■ Problem statement ■
From the listing, collect all lines containing the word "React".

■ Provided material ■
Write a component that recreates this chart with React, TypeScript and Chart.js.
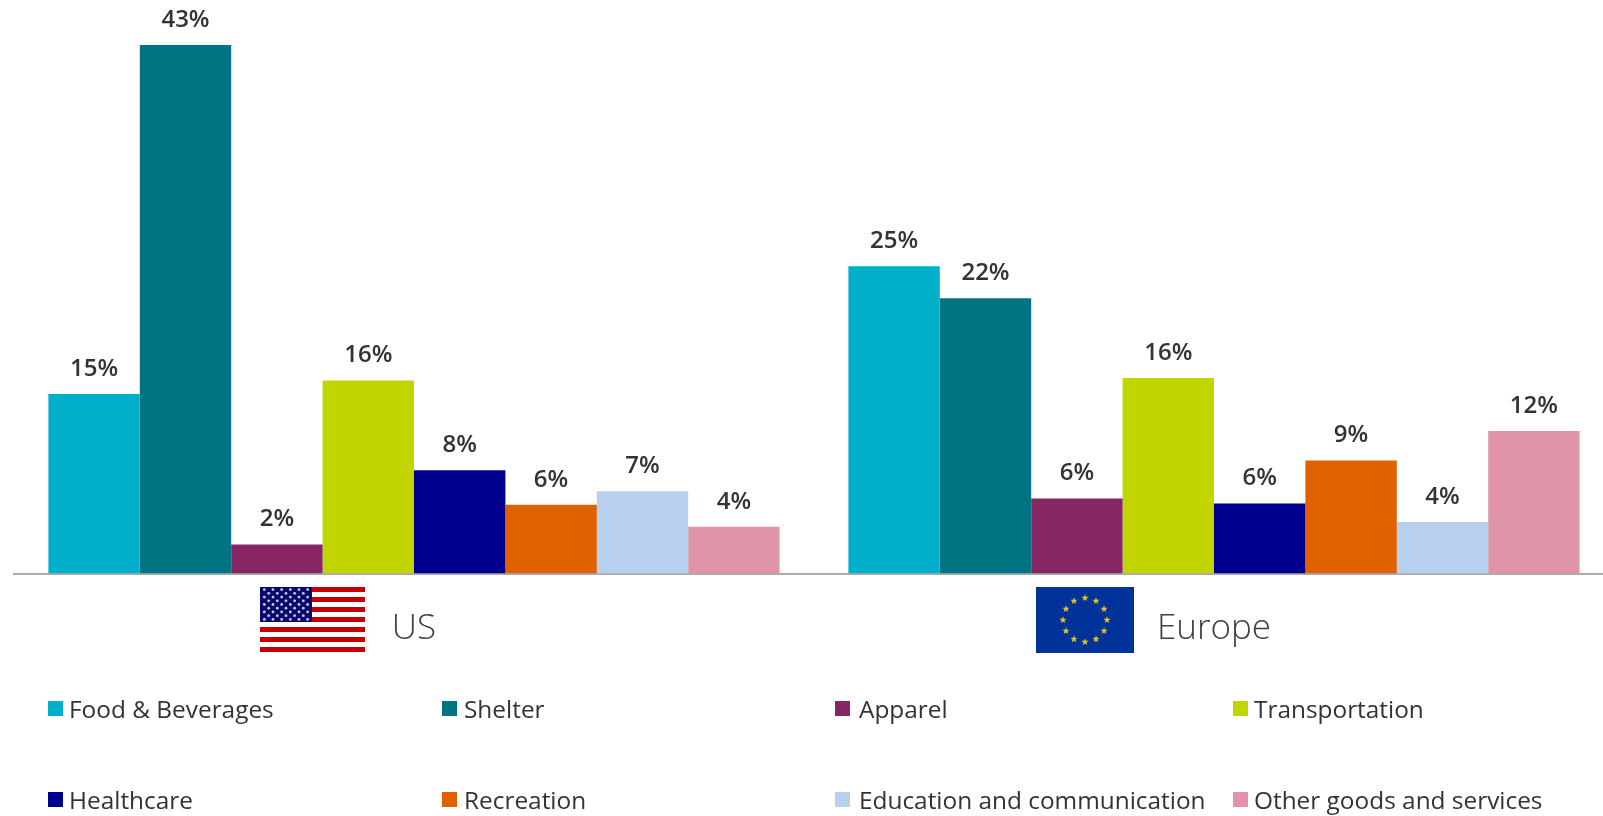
import React, { useEffect, useRef } from "react";
import { Chart, registerables } from "chart.js";

Chart.register(...registerables);

const categories = ["US", "Europe"];
const seriesNames = ["Food & Beverages", "Shelter", "Apparel", "Transportation", "Healthcare", "Recreation", "Education and communication", "Other goods and services"];
const seriesColors = ["#00B0CA", "#007482", "#862663", "#C3D500", "#00008F", "#E06100", "#B6D0EE", "#E195AB"];
const food = [14.6, 25.0];
const shelter = [43.0, 22.4];
const apparel = [2.35, 6.1];
const transportation = [15.7, 15.9];
const healthcare = [8.4, 5.7];
const recreation = [5.6, 9.2];
const education = [6.7, 4.2];
const other = [3.8, 11.6];
const seriesValues = [food, shelter, apparel, transportation, healthcare, recreation, education, other];
const legendColumns = [48, 442, 835, 1233];
const legendGaps = [6, 7, 9, 6];
const legendRows = [708, 799];
const FONT = '"Open Sans", sans-serif';

function drawUS(ctx: CanvasRenderingContext2D, x: number, y: number, w: number, h: number) {
  ctx.fillStyle = "#fff";
  ctx.fillRect(x, y, w, h);
  ctx.fillStyle = "#C40000";
  const s = h / 13;
  for (let i = 0; i < 13; i += 2) ctx.fillRect(x, y + i * s, w, s);
  const cw = w * 0.495, ch = s * 7;
  ctx.fillStyle = "#0A0A6E";
  ctx.fillRect(x, y, cw, ch);
  ctx.fillStyle = "#C8C8E0";
  for (let r = 0; r < 9; r++) {
    const n = r % 2 ? 5 : 6;
    for (let c = 0; c < n; c++) {
      const sx = x + cw * ((c + (r % 2 ? 1 : 0.5)) / 6);
      const sy = y + ch * ((r + 0.7) / 9.4);
      ctx.beginPath();
      ctx.arc(sx, sy, 1.4, 0, Math.PI * 2);
      ctx.fill();
    }
  }
}

function drawEU(ctx: CanvasRenderingContext2D, x: number, y: number, w: number, h: number) {
  ctx.fillStyle = "#003399";
  ctx.fillRect(x, y, w, h);
  ctx.fillStyle = "#E8C020";
  const cx = x + w / 2, cy = y + h / 2, r = h / 3;
  for (let i = 0; i < 12; i++) {
    const a = (i / 12) * Math.PI * 2;
    const sx = cx + Math.sin(a) * r, sy = cy - Math.cos(a) * r;
    ctx.beginPath();
    for (let k = 0; k < 10; k++) {
      const rad = k % 2 ? 1.6 : 3.8;
      const t = (k / 10) * Math.PI * 2;
      ctx.lineTo(sx + Math.sin(t) * rad, sy - Math.cos(t) * rad);
    }
    ctx.closePath();
    ctx.fill();
  }
}

const overlay = {
  id: "overlay",
  afterDatasetsDraw(chart: any) {
    const { ctx } = chart;
    ctx.save();
    ctx.font = `600 24px ${FONT}`;
    ctx.fillStyle = "#333";
    ctx.textAlign = "center";
    ctx.textBaseline = "middle";
    chart.data.datasets.forEach((ds: any, i: number) => {
      chart.getDatasetMeta(i).data.forEach((bar: any, j: number) => {
        ctx.fillText(`${Math.round(ds.data[j])}%`, bar.x, bar.y - 25);
      });
    });
    const xs = chart.scales.x;
    drawUS(ctx, xs.getPixelForTick(0) - 154, 587, 105, 65);
    drawEU(ctx, xs.getPixelForTick(1) - 178, 587, 98, 66);
    ctx.restore();
  },
};

export default function App() {
  const ref = useRef<HTMLCanvasElement>(null);
  useEffect(() => {
    const chart = new Chart(ref.current!, {
      type: "bar",
      data: {
        labels: categories,
        datasets: seriesNames.map((label, i) => ({
          label,
          data: seriesValues[i],
          backgroundColor: seriesColors[i],
          borderWidth: 0,
          categoryPercentage: 0.914,
          barPercentage: 1,
        })),
      },
      options: {
        responsive: false,
        animation: false,
        layout: { padding: { left: 14, right: 0, top: 0, bottom: 0 } },
        plugins: { legend: { display: false }, tooltip: { enabled: false } },
        scales: {
          x: {
            grid: { display: false, drawTicks: false },
            border: { color: "#ABABAB", width: 2 },
            ticks: {
              padding: 35,
              color: "#404040",
              font: { family: FONT, size: 35, weight: "300" },
              maxRotation: 0,
            },
            afterFit(scale: any) {
              scale.height = 242.5;
            },
          },
          y: { display: false, min: 0, max: 46.66 },
        },
      },
      plugins: [overlay],
    } as any);
    return () => chart.destroy();
  }, []);

  return (
    <div style={{ position: "fixed", left: 0, top: 0, width: 1603, height: 816, overflow: "hidden", background: "#fff" }}>
      <canvas ref={ref} width={1614} height={816} style={{ display: "block" }} />
      {seriesNames.map((name, i) => (
        <div
          key={name}
          style={{
            position: "absolute",
            left: legendColumns[i % 4],
            top: legendRows[Math.floor(i / 4)] - 20,
            height: 40,
            display: "flex",
            alignItems: "center",
            whiteSpace: "nowrap",
            fontFamily: FONT,
            fontSize: 24.4,
            color: "#333",
          }}
        >
          <span style={{ width: 15, height: 15, background: seriesColors[i], marginRight: legendGaps[i % 4], display: "inline-block" }} />
          {name}
        </div>
      ))}
    </div>
  );
}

■ Problem solution ■
Write a component that recreates this chart with React, TypeScript and Chart.js.
import React, { useEffect, useRef } from "react";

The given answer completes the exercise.